Addressing the second part gets back to the Observer Effect that I touched on earlier in this episode. The answer is that she's not crazy, but she's misinformed. Well, she may be crazy, I don't know, but in this case, it's just misinformed, but it's what many new-agers tend to think: Human consciousness, or a god consciousness, is required to make anything happen because of the observer effect. That's not true.

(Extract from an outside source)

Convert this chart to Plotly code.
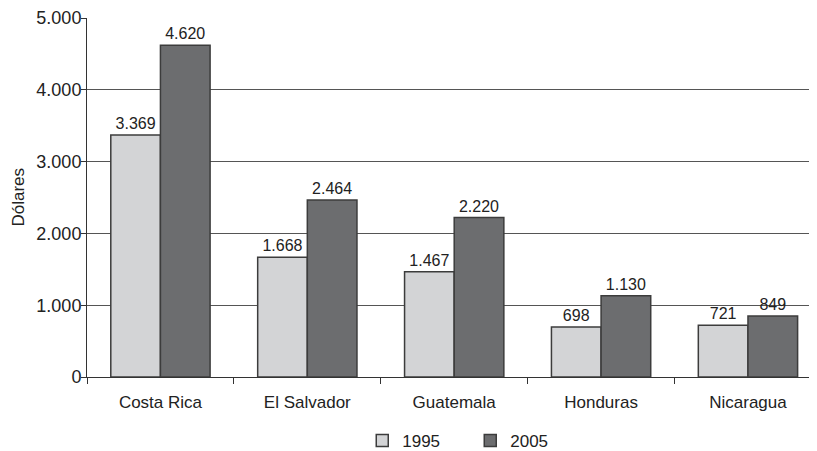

While I described the observer effect using an example of a person measuring a quantum mechanical system using a probe of some sort, the very act of one system interacting with another can act as a measurement. After all, you have to know the properties of something to know how you will be affected by it when you interact with it. Since there was more than one effective "object" moments after the Big Bang, they were all interacting with each other, and hence perfectly satisfy this concept.